_Instructions for the task_
Pictures stay out of the copy; restate everything else in the material exactly.
··········
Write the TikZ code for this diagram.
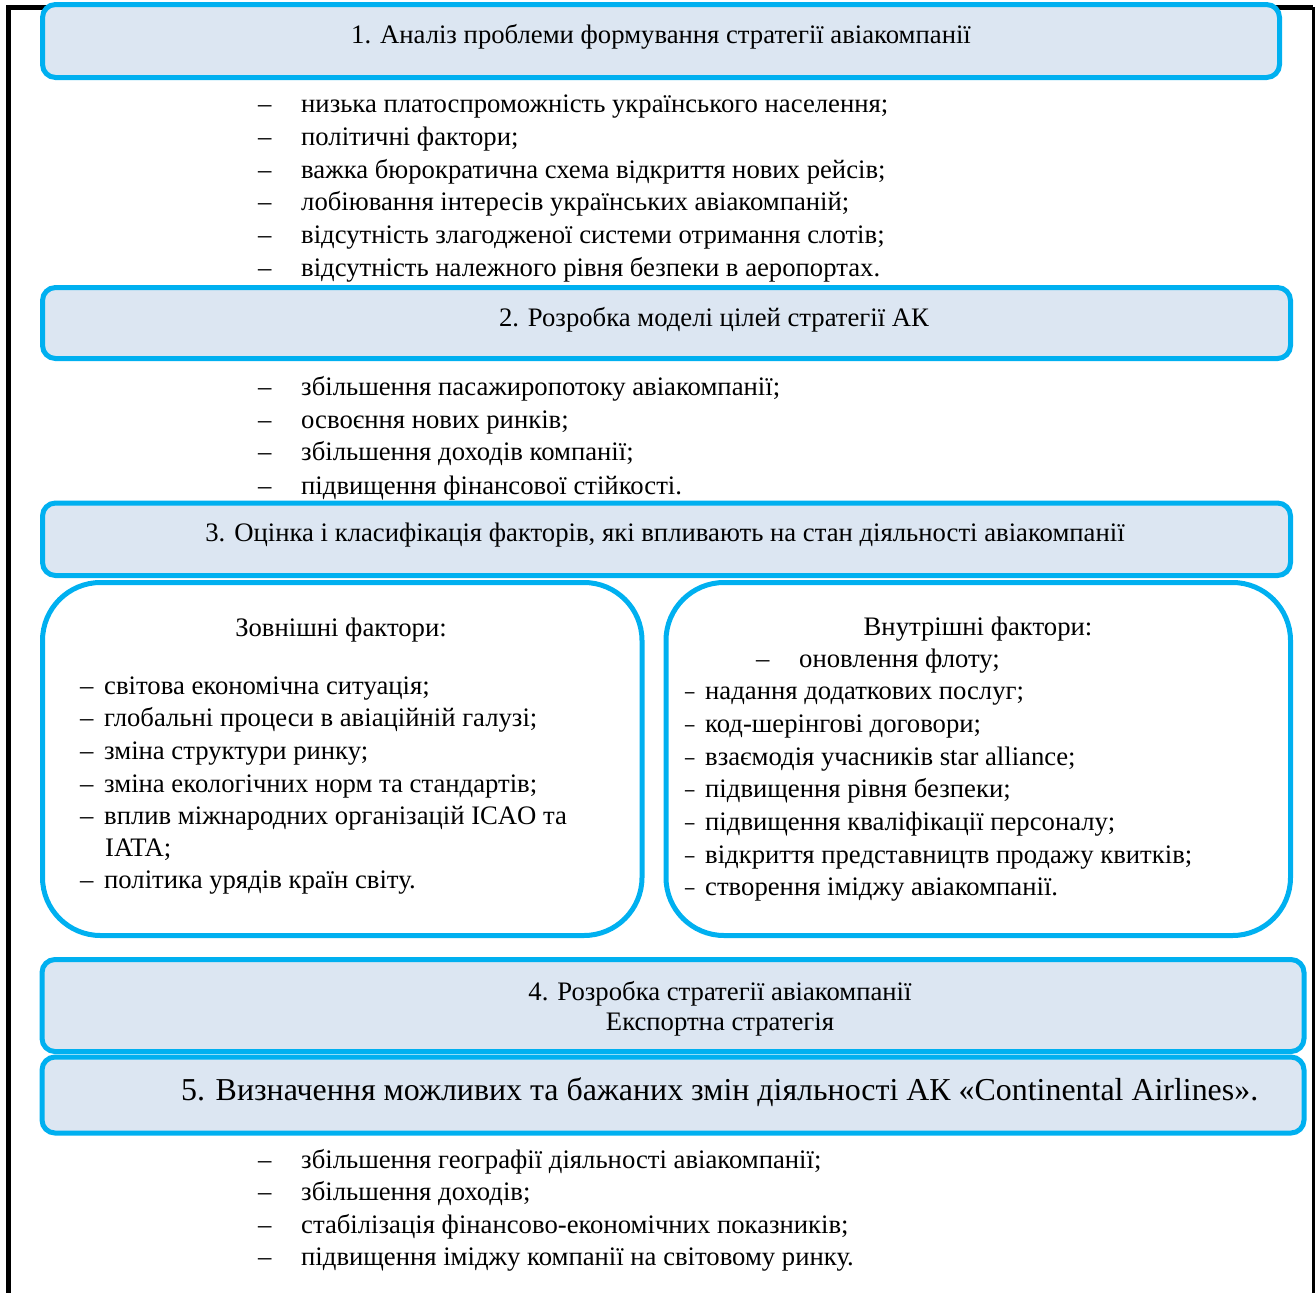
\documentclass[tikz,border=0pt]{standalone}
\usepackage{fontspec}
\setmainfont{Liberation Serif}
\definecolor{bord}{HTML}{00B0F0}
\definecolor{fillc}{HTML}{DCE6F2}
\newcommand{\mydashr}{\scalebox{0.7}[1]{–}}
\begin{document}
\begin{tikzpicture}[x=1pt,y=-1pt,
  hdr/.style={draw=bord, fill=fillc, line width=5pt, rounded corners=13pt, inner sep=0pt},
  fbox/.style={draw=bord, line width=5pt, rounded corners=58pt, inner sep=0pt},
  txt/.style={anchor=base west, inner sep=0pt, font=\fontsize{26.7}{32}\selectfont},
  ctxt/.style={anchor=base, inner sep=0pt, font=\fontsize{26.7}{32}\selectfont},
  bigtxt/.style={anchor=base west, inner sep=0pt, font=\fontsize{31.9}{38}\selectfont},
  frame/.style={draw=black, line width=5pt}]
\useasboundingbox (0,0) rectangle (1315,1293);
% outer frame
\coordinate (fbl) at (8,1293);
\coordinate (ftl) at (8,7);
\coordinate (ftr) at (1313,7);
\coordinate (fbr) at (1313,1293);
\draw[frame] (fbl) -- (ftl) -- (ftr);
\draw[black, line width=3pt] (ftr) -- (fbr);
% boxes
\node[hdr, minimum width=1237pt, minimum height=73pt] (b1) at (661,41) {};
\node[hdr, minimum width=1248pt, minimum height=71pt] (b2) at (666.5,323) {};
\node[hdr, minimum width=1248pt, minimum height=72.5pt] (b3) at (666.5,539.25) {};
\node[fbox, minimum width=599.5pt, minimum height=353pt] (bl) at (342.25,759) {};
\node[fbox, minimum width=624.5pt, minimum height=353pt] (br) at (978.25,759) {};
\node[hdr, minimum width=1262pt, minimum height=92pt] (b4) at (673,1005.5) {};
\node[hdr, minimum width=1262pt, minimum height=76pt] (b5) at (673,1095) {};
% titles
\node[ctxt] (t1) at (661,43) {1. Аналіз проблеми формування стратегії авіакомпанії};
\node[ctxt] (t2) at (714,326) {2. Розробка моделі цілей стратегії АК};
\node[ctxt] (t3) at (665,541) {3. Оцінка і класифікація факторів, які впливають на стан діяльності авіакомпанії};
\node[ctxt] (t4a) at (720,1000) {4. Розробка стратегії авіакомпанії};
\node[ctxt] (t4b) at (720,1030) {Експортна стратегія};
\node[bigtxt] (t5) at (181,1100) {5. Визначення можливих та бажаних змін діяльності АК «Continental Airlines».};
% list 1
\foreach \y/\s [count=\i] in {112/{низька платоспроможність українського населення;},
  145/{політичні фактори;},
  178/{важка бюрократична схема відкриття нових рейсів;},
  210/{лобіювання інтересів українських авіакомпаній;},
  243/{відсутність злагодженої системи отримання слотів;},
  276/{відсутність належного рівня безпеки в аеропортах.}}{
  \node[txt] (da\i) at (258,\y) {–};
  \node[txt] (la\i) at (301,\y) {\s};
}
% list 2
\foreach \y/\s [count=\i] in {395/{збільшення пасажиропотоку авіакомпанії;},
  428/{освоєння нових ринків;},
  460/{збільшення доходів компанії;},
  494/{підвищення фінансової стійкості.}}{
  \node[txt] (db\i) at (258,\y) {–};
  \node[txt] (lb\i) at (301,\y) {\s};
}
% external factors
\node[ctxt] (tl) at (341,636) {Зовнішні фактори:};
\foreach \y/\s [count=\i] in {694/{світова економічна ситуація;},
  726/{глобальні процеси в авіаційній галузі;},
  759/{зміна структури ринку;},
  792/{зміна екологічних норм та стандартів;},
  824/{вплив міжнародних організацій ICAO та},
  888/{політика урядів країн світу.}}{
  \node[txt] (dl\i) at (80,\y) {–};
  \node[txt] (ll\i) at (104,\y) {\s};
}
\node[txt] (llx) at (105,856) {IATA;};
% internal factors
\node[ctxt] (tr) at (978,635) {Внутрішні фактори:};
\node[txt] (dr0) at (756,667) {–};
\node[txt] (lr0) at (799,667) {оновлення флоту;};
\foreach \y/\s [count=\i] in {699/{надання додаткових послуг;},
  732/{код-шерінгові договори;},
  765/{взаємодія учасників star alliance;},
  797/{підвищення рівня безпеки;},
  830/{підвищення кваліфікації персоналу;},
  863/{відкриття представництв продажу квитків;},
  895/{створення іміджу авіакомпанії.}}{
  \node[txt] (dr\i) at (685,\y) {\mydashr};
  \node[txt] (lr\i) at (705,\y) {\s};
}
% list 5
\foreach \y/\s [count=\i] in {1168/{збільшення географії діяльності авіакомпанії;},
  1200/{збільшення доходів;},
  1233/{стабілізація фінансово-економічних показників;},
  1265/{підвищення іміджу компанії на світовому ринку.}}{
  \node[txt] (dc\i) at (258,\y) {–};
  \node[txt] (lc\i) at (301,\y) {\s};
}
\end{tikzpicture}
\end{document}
··········
_Result_
Write the TikZ code for this diagram.
\documentclass[tikz,border=0pt]{standalone}
\usepackage{fontspec}
\setmainfont{Liberation Serif}
\definecolor{bord}{HTML}{00B0F0}
\definecolor{fillc}{HTML}{DCE6F2}
\newcommand{\mydashr}{\scalebox{0.7}[1]{–}}
\begin{document}
\begin{tikzpicture}[x=1pt,y=-1pt,
  hdr/.style={draw=bord, fill=fillc, line width=5pt, rounded corners=13pt, inner sep=0pt},
  fbox/.style={draw=bord, line width=5pt, rounded corners=58pt, inner sep=0pt},
  txt/.style={anchor=base west, inner sep=0pt, font=\fontsize{26.7}{32}\selectfont},
  ctxt/.style={anchor=base, inner sep=0pt, font=\fontsize{26.7}{32}\selectfont},
  bigtxt/.style={anchor=base west, inner sep=0pt, font=\fontsize{31.9}{38}\selectfont},
  frame/.style={draw=black, line width=5pt}]
\useasboundingbox (0,0) rectangle (1315,1293);
% outer frame
\coordinate (fbl) at (8,1293);
\coordinate (ftl) at (8,7);
\coordinate (ftr) at (1313,7);
\coordinate (fbr) at (1313,1293);
\draw[frame] (fbl) -- (ftl) -- (ftr);
\draw[black, line width=3pt] (ftr) -- (fbr);
% boxes
\node[hdr, minimum width=1237pt, minimum height=73pt] (b1) at (661,41) {};
\node[hdr, minimum width=1248pt, minimum height=71pt] (b2) at (666.5,323) {};
\node[hdr, minimum width=1248pt, minimum height=72.5pt] (b3) at (666.5,539.25) {};
\node[fbox, minimum width=599.5pt, minimum height=353pt] (bl) at (342.25,759) {};
\node[fbox, minimum width=624.5pt, minimum height=353pt] (br) at (978.25,759) {};
\node[hdr, minimum width=1262pt, minimum height=92pt] (b4) at (673,1005.5) {};
\node[hdr, minimum width=1262pt, minimum height=76pt] (b5) at (673,1095) {};
% titles
\node[ctxt] (t1) at (661,43) {1. Аналіз проблеми формування стратегії авіакомпанії};
\node[ctxt] (t2) at (714,326) {2. Розробка моделі цілей стратегії АК};
\node[ctxt] (t3) at (665,541) {3. Оцінка і класифікація факторів, які впливають на стан діяльності авіакомпанії};
\node[ctxt] (t4a) at (720,1000) {4. Розробка стратегії авіакомпанії};
\node[ctxt] (t4b) at (720,1030) {Експортна стратегія};
\node[bigtxt] (t5) at (181,1100) {5. Визначення можливих та бажаних змін діяльності АК «Continental Airlines».};
% list 1
\foreach \y/\s [count=\i] in {112/{низька платоспроможність українського населення;},
  145/{політичні фактори;},
  178/{важка бюрократична схема відкриття нових рейсів;},
  210/{лобіювання інтересів українських авіакомпаній;},
  243/{відсутність злагодженої системи отримання слотів;},
  276/{відсутність належного рівня безпеки в аеропортах.}}{
  \node[txt] (da\i) at (258,\y) {–};
  \node[txt] (la\i) at (301,\y) {\s};
}
% list 2
\foreach \y/\s [count=\i] in {395/{збільшення пасажиропотоку авіакомпанії;},
  428/{освоєння нових ринків;},
  460/{збільшення доходів компанії;},
  494/{підвищення фінансової стійкості.}}{
  \node[txt] (db\i) at (258,\y) {–};
  \node[txt] (lb\i) at (301,\y) {\s};
}
% external factors
\node[ctxt] (tl) at (341,636) {Зовнішні фактори:};
\foreach \y/\s [count=\i] in {694/{світова економічна ситуація;},
  726/{глобальні процеси в авіаційній галузі;},
  759/{зміна структури ринку;},
  792/{зміна екологічних норм та стандартів;},
  824/{вплив міжнародних організацій ICAO та},
  888/{політика урядів країн світу.}}{
  \node[txt] (dl\i) at (80,\y) {–};
  \node[txt] (ll\i) at (104,\y) {\s};
}
\node[txt] (llx) at (105,856) {IATA;};
% internal factors
\node[ctxt] (tr) at (978,635) {Внутрішні фактори:};
\node[txt] (dr0) at (756,667) {–};
\node[txt] (lr0) at (799,667) {оновлення флоту;};
\foreach \y/\s [count=\i] in {699/{надання додаткових послуг;},
  732/{код-шерінгові договори;},
  765/{взаємодія учасників star alliance;},
  797/{підвищення рівня безпеки;},
  830/{підвищення кваліфікації персоналу;},
  863/{відкриття представництв продажу квитків;},
  895/{створення іміджу авіакомпанії.}}{
  \node[txt] (dr\i) at (685,\y) {\mydashr};
  \node[txt] (lr\i) at (705,\y) {\s};
}
% list 5
\foreach \y/\s [count=\i] in {1168/{збільшення географії діяльності авіакомпанії;},
  1200/{збільшення доходів;},
  1233/{стабілізація фінансово-економічних показників;},
  1265/{підвищення іміджу компанії на світовому ринку.}}{
  \node[txt] (dc\i) at (258,\y) {–};
  \node[txt] (lc\i) at (301,\y) {\s};
}
\end{tikzpicture}
\end{document}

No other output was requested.